-- START LISTING --

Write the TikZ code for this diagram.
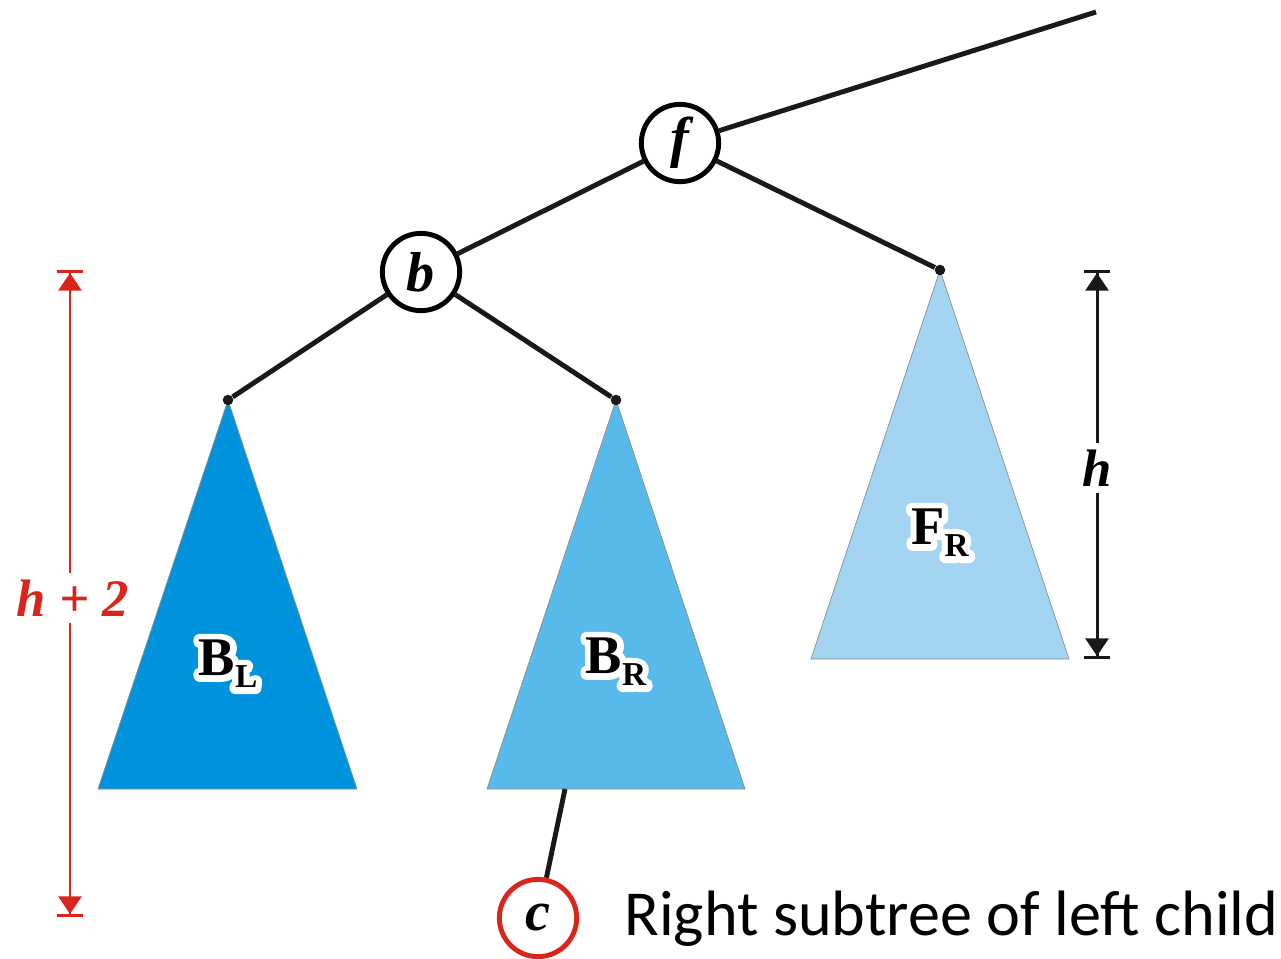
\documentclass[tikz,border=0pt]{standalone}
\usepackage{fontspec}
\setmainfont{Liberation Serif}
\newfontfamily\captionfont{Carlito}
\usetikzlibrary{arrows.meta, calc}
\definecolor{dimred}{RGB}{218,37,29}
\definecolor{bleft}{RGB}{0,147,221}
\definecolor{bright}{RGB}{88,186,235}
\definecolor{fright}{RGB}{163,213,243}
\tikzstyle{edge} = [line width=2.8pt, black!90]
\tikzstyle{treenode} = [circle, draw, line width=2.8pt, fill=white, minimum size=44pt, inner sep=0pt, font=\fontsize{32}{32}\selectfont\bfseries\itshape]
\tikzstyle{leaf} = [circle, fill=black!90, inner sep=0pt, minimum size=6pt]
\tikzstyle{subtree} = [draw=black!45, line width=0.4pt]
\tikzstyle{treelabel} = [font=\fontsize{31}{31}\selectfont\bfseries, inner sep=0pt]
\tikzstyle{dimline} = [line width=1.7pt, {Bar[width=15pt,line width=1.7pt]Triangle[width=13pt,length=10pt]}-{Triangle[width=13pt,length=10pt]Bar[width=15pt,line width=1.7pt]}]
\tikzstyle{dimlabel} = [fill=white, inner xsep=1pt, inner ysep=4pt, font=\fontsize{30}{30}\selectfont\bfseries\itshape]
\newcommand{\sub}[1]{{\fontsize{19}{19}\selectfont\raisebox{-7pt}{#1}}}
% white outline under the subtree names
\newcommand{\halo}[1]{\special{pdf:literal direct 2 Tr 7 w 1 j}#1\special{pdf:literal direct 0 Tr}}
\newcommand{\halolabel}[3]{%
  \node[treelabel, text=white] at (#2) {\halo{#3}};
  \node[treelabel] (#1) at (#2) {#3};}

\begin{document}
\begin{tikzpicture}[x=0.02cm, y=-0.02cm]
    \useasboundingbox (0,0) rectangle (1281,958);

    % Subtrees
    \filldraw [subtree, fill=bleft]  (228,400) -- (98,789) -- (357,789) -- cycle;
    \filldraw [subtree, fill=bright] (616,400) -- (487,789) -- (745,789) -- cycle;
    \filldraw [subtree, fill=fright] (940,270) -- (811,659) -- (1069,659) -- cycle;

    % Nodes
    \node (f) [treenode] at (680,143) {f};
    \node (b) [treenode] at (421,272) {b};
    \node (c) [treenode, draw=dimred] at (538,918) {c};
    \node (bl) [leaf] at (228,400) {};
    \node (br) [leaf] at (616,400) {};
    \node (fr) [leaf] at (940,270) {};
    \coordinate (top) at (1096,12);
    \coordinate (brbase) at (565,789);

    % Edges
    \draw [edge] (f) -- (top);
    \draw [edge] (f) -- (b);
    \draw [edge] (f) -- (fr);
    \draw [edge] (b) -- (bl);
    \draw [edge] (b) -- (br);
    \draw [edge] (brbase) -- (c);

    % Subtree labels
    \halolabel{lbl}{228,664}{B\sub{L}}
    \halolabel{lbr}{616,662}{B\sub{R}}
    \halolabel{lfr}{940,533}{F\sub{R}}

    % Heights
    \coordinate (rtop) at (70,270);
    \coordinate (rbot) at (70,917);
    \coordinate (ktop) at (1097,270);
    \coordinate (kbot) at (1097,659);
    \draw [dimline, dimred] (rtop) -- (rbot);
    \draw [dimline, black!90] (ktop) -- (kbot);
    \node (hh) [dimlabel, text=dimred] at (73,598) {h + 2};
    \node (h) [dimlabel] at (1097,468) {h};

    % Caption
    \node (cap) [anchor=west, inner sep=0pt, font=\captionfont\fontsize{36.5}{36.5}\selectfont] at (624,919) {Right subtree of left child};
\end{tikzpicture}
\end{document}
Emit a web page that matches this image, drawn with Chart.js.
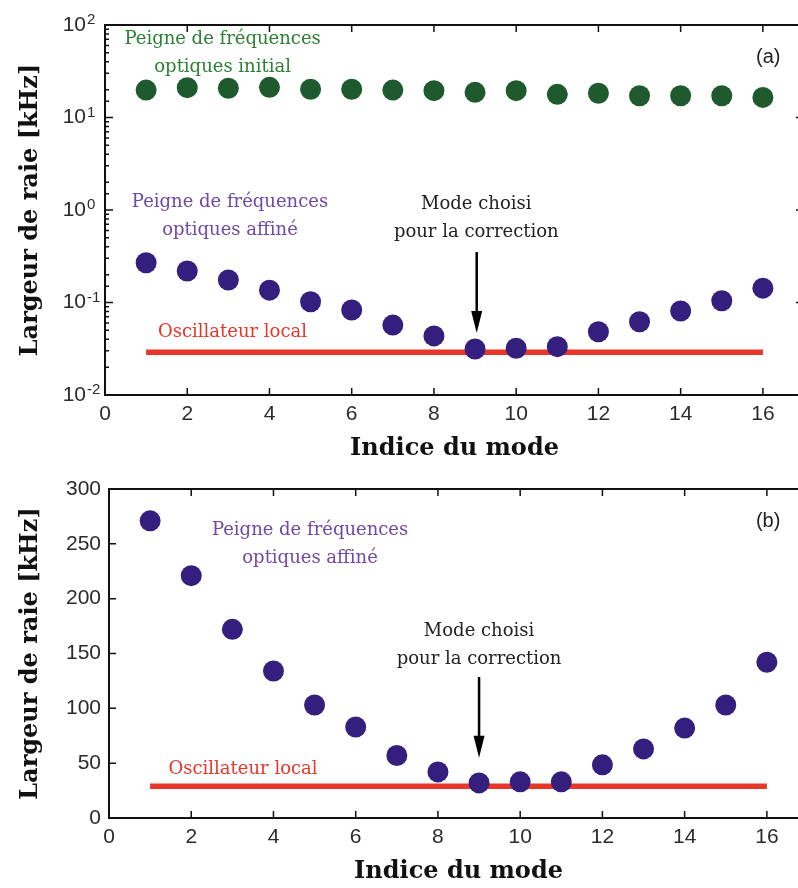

-- END LISTING --

* **TASK DESCRIPTION**: Return the listing above in full and without alteration, excluding its pictures.

* **ANSWER TO THE EXERCISE**:
Write the TikZ code for this diagram.
\documentclass[tikz,border=0pt]{standalone}
\usepackage{fontspec}
\setmainfont{Liberation Serif}
\newfontfamily\captionfont{Carlito}
\usetikzlibrary{arrows.meta, calc}
\definecolor{dimred}{RGB}{218,37,29}
\definecolor{bleft}{RGB}{0,147,221}
\definecolor{bright}{RGB}{88,186,235}
\definecolor{fright}{RGB}{163,213,243}
\tikzstyle{edge} = [line width=2.8pt, black!90]
\tikzstyle{treenode} = [circle, draw, line width=2.8pt, fill=white, minimum size=44pt, inner sep=0pt, font=\fontsize{32}{32}\selectfont\bfseries\itshape]
\tikzstyle{leaf} = [circle, fill=black!90, inner sep=0pt, minimum size=6pt]
\tikzstyle{subtree} = [draw=black!45, line width=0.4pt]
\tikzstyle{treelabel} = [font=\fontsize{31}{31}\selectfont\bfseries, inner sep=0pt]
\tikzstyle{dimline} = [line width=1.7pt, {Bar[width=15pt,line width=1.7pt]Triangle[width=13pt,length=10pt]}-{Triangle[width=13pt,length=10pt]Bar[width=15pt,line width=1.7pt]}]
\tikzstyle{dimlabel} = [fill=white, inner xsep=1pt, inner ysep=4pt, font=\fontsize{30}{30}\selectfont\bfseries\itshape]
\newcommand{\sub}[1]{{\fontsize{19}{19}\selectfont\raisebox{-7pt}{#1}}}
% white outline under the subtree names
\newcommand{\halo}[1]{\special{pdf:literal direct 2 Tr 7 w 1 j}#1\special{pdf:literal direct 0 Tr}}
\newcommand{\halolabel}[3]{%
  \node[treelabel, text=white] at (#2) {\halo{#3}};
  \node[treelabel] (#1) at (#2) {#3};}

\begin{document}
\begin{tikzpicture}[x=0.02cm, y=-0.02cm]
    \useasboundingbox (0,0) rectangle (1281,958);

    % Subtrees
    \filldraw [subtree, fill=bleft]  (228,400) -- (98,789) -- (357,789) -- cycle;
    \filldraw [subtree, fill=bright] (616,400) -- (487,789) -- (745,789) -- cycle;
    \filldraw [subtree, fill=fright] (940,270) -- (811,659) -- (1069,659) -- cycle;

    % Nodes
    \node (f) [treenode] at (680,143) {f};
    \node (b) [treenode] at (421,272) {b};
    \node (c) [treenode, draw=dimred] at (538,918) {c};
    \node (bl) [leaf] at (228,400) {};
    \node (br) [leaf] at (616,400) {};
    \node (fr) [leaf] at (940,270) {};
    \coordinate (top) at (1096,12);
    \coordinate (brbase) at (565,789);

    % Edges
    \draw [edge] (f) -- (top);
    \draw [edge] (f) -- (b);
    \draw [edge] (f) -- (fr);
    \draw [edge] (b) -- (bl);
    \draw [edge] (b) -- (br);
    \draw [edge] (brbase) -- (c);

    % Subtree labels
    \halolabel{lbl}{228,664}{B\sub{L}}
    \halolabel{lbr}{616,662}{B\sub{R}}
    \halolabel{lfr}{940,533}{F\sub{R}}

    % Heights
    \coordinate (rtop) at (70,270);
    \coordinate (rbot) at (70,917);
    \coordinate (ktop) at (1097,270);
    \coordinate (kbot) at (1097,659);
    \draw [dimline, dimred] (rtop) -- (rbot);
    \draw [dimline, black!90] (ktop) -- (kbot);
    \node (hh) [dimlabel, text=dimred] at (73,598) {h + 2};
    \node (h) [dimlabel] at (1097,468) {h};

    % Caption
    \node (cap) [anchor=west, inner sep=0pt, font=\captionfont\fontsize{36.5}{36.5}\selectfont] at (624,919) {Right subtree of left child};
\end{tikzpicture}
\end{document}
Emit a web page that matches this image, drawn with Chart.js.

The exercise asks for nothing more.